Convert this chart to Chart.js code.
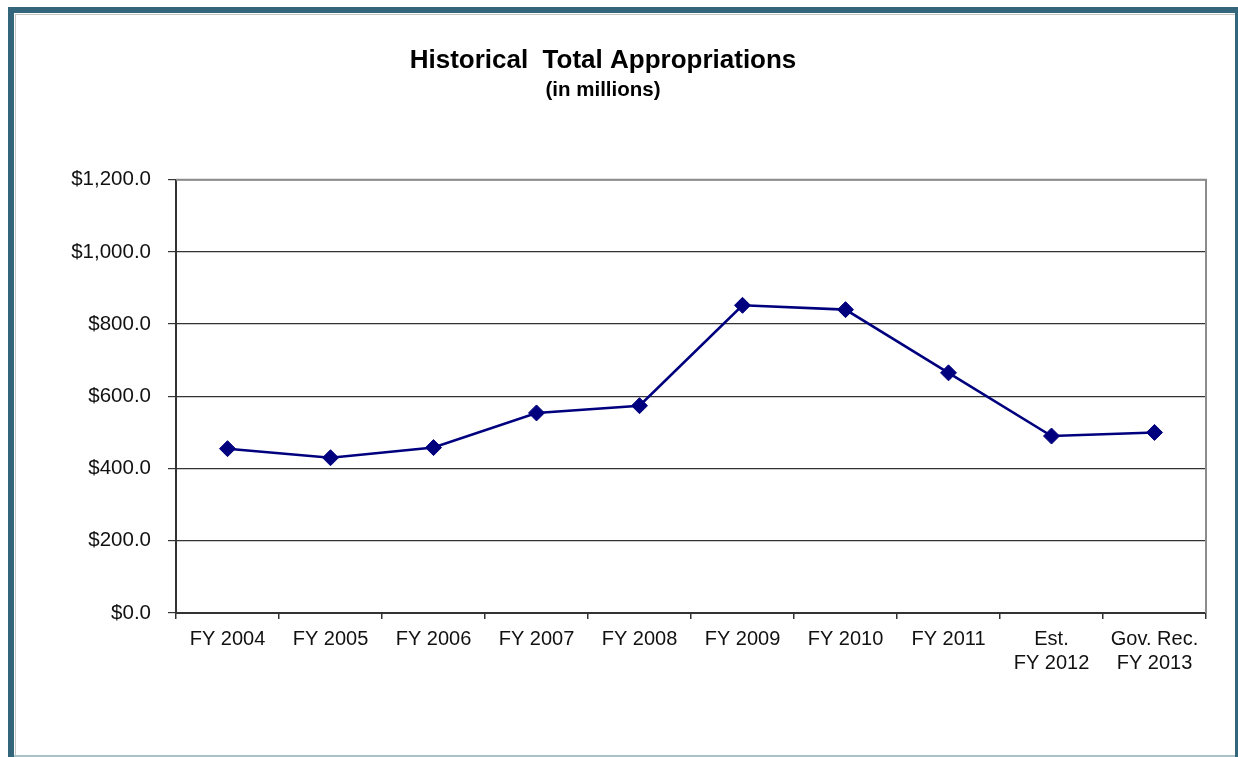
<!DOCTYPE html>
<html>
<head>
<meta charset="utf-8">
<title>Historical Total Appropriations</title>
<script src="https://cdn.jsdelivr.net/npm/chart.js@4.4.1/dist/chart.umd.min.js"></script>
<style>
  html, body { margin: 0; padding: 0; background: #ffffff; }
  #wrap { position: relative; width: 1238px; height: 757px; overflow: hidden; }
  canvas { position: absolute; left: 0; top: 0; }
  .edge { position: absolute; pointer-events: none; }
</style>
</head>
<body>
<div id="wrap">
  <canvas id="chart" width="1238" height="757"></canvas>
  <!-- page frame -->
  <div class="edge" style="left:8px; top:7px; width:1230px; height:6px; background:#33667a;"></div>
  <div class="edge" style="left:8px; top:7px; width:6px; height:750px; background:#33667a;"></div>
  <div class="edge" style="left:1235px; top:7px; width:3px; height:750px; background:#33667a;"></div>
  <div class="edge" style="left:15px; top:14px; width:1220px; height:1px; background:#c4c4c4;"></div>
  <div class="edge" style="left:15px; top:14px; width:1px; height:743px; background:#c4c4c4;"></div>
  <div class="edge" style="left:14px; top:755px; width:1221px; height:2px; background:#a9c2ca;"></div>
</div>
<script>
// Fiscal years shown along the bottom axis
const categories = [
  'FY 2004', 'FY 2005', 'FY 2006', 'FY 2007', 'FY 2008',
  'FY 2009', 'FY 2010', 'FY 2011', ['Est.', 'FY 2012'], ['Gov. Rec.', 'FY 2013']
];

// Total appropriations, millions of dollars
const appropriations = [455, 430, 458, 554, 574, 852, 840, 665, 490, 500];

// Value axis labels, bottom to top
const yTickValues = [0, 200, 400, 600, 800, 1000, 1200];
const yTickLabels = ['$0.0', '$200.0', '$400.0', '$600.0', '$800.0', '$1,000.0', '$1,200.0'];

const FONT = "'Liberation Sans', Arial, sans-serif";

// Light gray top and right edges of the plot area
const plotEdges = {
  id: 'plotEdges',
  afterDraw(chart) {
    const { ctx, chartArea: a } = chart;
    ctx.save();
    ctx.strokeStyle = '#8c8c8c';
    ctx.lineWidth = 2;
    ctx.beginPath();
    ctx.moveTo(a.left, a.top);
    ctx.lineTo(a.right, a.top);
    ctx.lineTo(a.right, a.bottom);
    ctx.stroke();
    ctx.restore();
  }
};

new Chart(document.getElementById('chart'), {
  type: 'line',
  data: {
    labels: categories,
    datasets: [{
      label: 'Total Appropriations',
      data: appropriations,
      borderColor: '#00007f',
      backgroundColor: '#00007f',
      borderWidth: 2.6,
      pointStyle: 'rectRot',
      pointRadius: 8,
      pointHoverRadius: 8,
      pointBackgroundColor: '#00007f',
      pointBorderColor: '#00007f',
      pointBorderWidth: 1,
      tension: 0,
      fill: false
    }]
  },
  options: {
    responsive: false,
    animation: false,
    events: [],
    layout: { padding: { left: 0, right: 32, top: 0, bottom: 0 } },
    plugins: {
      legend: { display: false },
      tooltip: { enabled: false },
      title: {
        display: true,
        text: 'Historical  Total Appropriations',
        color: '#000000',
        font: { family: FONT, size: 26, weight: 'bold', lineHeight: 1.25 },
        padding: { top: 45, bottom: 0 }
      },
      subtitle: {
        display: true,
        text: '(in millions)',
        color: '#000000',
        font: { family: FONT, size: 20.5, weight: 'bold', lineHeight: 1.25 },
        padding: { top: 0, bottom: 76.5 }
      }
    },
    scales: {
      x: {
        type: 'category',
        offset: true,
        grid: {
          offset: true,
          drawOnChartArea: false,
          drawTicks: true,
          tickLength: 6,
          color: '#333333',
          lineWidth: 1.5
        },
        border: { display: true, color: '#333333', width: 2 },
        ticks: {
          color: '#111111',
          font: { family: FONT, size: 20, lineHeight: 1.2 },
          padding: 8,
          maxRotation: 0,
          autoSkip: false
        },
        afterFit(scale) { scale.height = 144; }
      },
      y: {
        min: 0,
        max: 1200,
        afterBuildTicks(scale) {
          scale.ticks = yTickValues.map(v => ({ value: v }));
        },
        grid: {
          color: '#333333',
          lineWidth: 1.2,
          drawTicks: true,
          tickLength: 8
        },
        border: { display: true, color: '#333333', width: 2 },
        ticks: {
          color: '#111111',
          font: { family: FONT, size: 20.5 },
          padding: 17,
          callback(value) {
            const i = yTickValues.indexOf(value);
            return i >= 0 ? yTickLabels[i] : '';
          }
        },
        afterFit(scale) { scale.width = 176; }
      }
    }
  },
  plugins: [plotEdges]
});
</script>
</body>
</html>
= = = = =
#### [WHAT TO DO]
Quote the data above in full, leaving out the pictures it holds.

#### [REPLY TO THE TASK]
Convert this chart to Chart.js code.
<!DOCTYPE html>
<html>
<head>
<meta charset="utf-8">
<title>Historical Total Appropriations</title>
<script src="https://cdn.jsdelivr.net/npm/chart.js@4.4.1/dist/chart.umd.min.js"></script>
<style>
  html, body { margin: 0; padding: 0; background: #ffffff; }
  #wrap { position: relative; width: 1238px; height: 757px; overflow: hidden; }
  canvas { position: absolute; left: 0; top: 0; }
  .edge { position: absolute; pointer-events: none; }
</style>
</head>
<body>
<div id="wrap">
  <canvas id="chart" width="1238" height="757"></canvas>
  <!-- page frame -->
  <div class="edge" style="left:8px; top:7px; width:1230px; height:6px; background:#33667a;"></div>
  <div class="edge" style="left:8px; top:7px; width:6px; height:750px; background:#33667a;"></div>
  <div class="edge" style="left:1235px; top:7px; width:3px; height:750px; background:#33667a;"></div>
  <div class="edge" style="left:15px; top:14px; width:1220px; height:1px; background:#c4c4c4;"></div>
  <div class="edge" style="left:15px; top:14px; width:1px; height:743px; background:#c4c4c4;"></div>
  <div class="edge" style="left:14px; top:755px; width:1221px; height:2px; background:#a9c2ca;"></div>
</div>
<script>
// Fiscal years shown along the bottom axis
const categories = [
  'FY 2004', 'FY 2005', 'FY 2006', 'FY 2007', 'FY 2008',
  'FY 2009', 'FY 2010', 'FY 2011', ['Est.', 'FY 2012'], ['Gov. Rec.', 'FY 2013']
];

// Total appropriations, millions of dollars
const appropriations = [455, 430, 458, 554, 574, 852, 840, 665, 490, 500];

// Value axis labels, bottom to top
const yTickValues = [0, 200, 400, 600, 800, 1000, 1200];
const yTickLabels = ['$0.0', '$200.0', '$400.0', '$600.0', '$800.0', '$1,000.0', '$1,200.0'];

const FONT = "'Liberation Sans', Arial, sans-serif";

// Light gray top and right edges of the plot area
const plotEdges = {
  id: 'plotEdges',
  afterDraw(chart) {
    const { ctx, chartArea: a } = chart;
    ctx.save();
    ctx.strokeStyle = '#8c8c8c';
    ctx.lineWidth = 2;
    ctx.beginPath();
    ctx.moveTo(a.left, a.top);
    ctx.lineTo(a.right, a.top);
    ctx.lineTo(a.right, a.bottom);
    ctx.stroke();
    ctx.restore();
  }
};

new Chart(document.getElementById('chart'), {
  type: 'line',
  data: {
    labels: categories,
    datasets: [{
      label: 'Total Appropriations',
      data: appropriations,
      borderColor: '#00007f',
      backgroundColor: '#00007f',
      borderWidth: 2.6,
      pointStyle: 'rectRot',
      pointRadius: 8,
      pointHoverRadius: 8,
      pointBackgroundColor: '#00007f',
      pointBorderColor: '#00007f',
      pointBorderWidth: 1,
      tension: 0,
      fill: false
    }]
  },
  options: {
    responsive: false,
    animation: false,
    events: [],
    layout: { padding: { left: 0, right: 32, top: 0, bottom: 0 } },
    plugins: {
      legend: { display: false },
      tooltip: { enabled: false },
      title: {
        display: true,
        text: 'Historical  Total Appropriations',
        color: '#000000',
        font: { family: FONT, size: 26, weight: 'bold', lineHeight: 1.25 },
        padding: { top: 45, bottom: 0 }
      },
      subtitle: {
        display: true,
        text: '(in millions)',
        color: '#000000',
        font: { family: FONT, size: 20.5, weight: 'bold', lineHeight: 1.25 },
        padding: { top: 0, bottom: 76.5 }
      }
    },
    scales: {
      x: {
        type: 'category',
        offset: true,
        grid: {
          offset: true,
          drawOnChartArea: false,
          drawTicks: true,
          tickLength: 6,
          color: '#333333',
          lineWidth: 1.5
        },
        border: { display: true, color: '#333333', width: 2 },
        ticks: {
          color: '#111111',
          font: { family: FONT, size: 20, lineHeight: 1.2 },
          padding: 8,
          maxRotation: 0,
          autoSkip: false
        },
        afterFit(scale) { scale.height = 144; }
      },
      y: {
        min: 0,
        max: 1200,
        afterBuildTicks(scale) {
          scale.ticks = yTickValues.map(v => ({ value: v }));
        },
        grid: {
          color: '#333333',
          lineWidth: 1.2,
          drawTicks: true,
          tickLength: 8
        },
        border: { display: true, color: '#333333', width: 2 },
        ticks: {
          color: '#111111',
          font: { family: FONT, size: 20.5 },
          padding: 17,
          callback(value) {
            const i = yTickValues.indexOf(value);
            return i >= 0 ? yTickLabels[i] : '';
          }
        },
        afterFit(scale) { scale.width = 176; }
      }
    }
  },
  plugins: [plotEdges]
});
</script>
</body>
</html>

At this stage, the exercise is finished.